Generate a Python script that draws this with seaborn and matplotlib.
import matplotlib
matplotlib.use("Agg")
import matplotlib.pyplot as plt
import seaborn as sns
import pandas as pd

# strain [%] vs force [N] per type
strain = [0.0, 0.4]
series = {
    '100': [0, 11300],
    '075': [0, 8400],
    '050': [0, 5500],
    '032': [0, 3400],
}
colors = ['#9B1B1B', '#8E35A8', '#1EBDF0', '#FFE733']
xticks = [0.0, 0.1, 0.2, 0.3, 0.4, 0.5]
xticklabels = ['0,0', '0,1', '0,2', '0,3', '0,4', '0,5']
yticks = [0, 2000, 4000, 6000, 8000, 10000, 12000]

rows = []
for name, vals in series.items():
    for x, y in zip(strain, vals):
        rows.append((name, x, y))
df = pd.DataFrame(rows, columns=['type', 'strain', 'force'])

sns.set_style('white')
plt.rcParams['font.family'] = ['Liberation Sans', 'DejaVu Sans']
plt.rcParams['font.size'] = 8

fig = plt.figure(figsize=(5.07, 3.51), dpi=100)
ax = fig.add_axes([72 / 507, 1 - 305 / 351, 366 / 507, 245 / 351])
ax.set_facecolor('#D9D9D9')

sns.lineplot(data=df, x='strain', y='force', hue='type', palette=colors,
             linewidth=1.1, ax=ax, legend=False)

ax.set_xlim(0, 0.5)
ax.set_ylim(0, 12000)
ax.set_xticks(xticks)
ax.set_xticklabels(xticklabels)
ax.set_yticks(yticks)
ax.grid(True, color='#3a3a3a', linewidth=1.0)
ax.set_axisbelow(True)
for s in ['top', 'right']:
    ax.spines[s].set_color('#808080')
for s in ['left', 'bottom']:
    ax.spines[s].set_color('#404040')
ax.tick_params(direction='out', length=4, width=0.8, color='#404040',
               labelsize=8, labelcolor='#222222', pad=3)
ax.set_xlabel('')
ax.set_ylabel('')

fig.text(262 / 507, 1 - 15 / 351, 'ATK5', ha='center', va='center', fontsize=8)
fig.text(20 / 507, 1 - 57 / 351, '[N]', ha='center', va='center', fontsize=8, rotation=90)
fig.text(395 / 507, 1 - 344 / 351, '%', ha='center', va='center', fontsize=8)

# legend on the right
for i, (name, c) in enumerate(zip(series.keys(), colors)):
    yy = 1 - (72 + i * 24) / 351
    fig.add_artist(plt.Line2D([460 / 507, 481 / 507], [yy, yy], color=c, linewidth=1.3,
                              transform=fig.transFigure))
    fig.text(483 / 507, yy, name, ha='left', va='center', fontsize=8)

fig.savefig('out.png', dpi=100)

..............................

(Work instructions)
Print again each line of the listing above, exactly as it appears.

(Exercise solution)
Generate a Python script that draws this with seaborn and matplotlib.
import matplotlib
matplotlib.use("Agg")
import matplotlib.pyplot as plt
import seaborn as sns
import pandas as pd

# strain [%] vs force [N] per type
strain = [0.0, 0.4]
series = {
    '100': [0, 11300],
    '075': [0, 8400],
    '050': [0, 5500],
    '032': [0, 3400],
}
colors = ['#9B1B1B', '#8E35A8', '#1EBDF0', '#FFE733']
xticks = [0.0, 0.1, 0.2, 0.3, 0.4, 0.5]
xticklabels = ['0,0', '0,1', '0,2', '0,3', '0,4', '0,5']
yticks = [0, 2000, 4000, 6000, 8000, 10000, 12000]

rows = []
for name, vals in series.items():
    for x, y in zip(strain, vals):
        rows.append((name, x, y))
df = pd.DataFrame(rows, columns=['type', 'strain', 'force'])

sns.set_style('white')
plt.rcParams['font.family'] = ['Liberation Sans', 'DejaVu Sans']
plt.rcParams['font.size'] = 8

fig = plt.figure(figsize=(5.07, 3.51), dpi=100)
ax = fig.add_axes([72 / 507, 1 - 305 / 351, 366 / 507, 245 / 351])
ax.set_facecolor('#D9D9D9')

sns.lineplot(data=df, x='strain', y='force', hue='type', palette=colors,
             linewidth=1.1, ax=ax, legend=False)

ax.set_xlim(0, 0.5)
ax.set_ylim(0, 12000)
ax.set_xticks(xticks)
ax.set_xticklabels(xticklabels)
ax.set_yticks(yticks)
ax.grid(True, color='#3a3a3a', linewidth=1.0)
ax.set_axisbelow(True)
for s in ['top', 'right']:
    ax.spines[s].set_color('#808080')
for s in ['left', 'bottom']:
    ax.spines[s].set_color('#404040')
ax.tick_params(direction='out', length=4, width=0.8, color='#404040',
               labelsize=8, labelcolor='#222222', pad=3)
ax.set_xlabel('')
ax.set_ylabel('')

fig.text(262 / 507, 1 - 15 / 351, 'ATK5', ha='center', va='center', fontsize=8)
fig.text(20 / 507, 1 - 57 / 351, '[N]', ha='center', va='center', fontsize=8, rotation=90)
fig.text(395 / 507, 1 - 344 / 351, '%', ha='center', va='center', fontsize=8)

# legend on the right
for i, (name, c) in enumerate(zip(series.keys(), colors)):
    yy = 1 - (72 + i * 24) / 351
    fig.add_artist(plt.Line2D([460 / 507, 481 / 507], [yy, yy], color=c, linewidth=1.3,
                              transform=fig.transFigure))
    fig.text(483 / 507, yy, name, ha='left', va='center', fontsize=8)

fig.savefig('out.png', dpi=100)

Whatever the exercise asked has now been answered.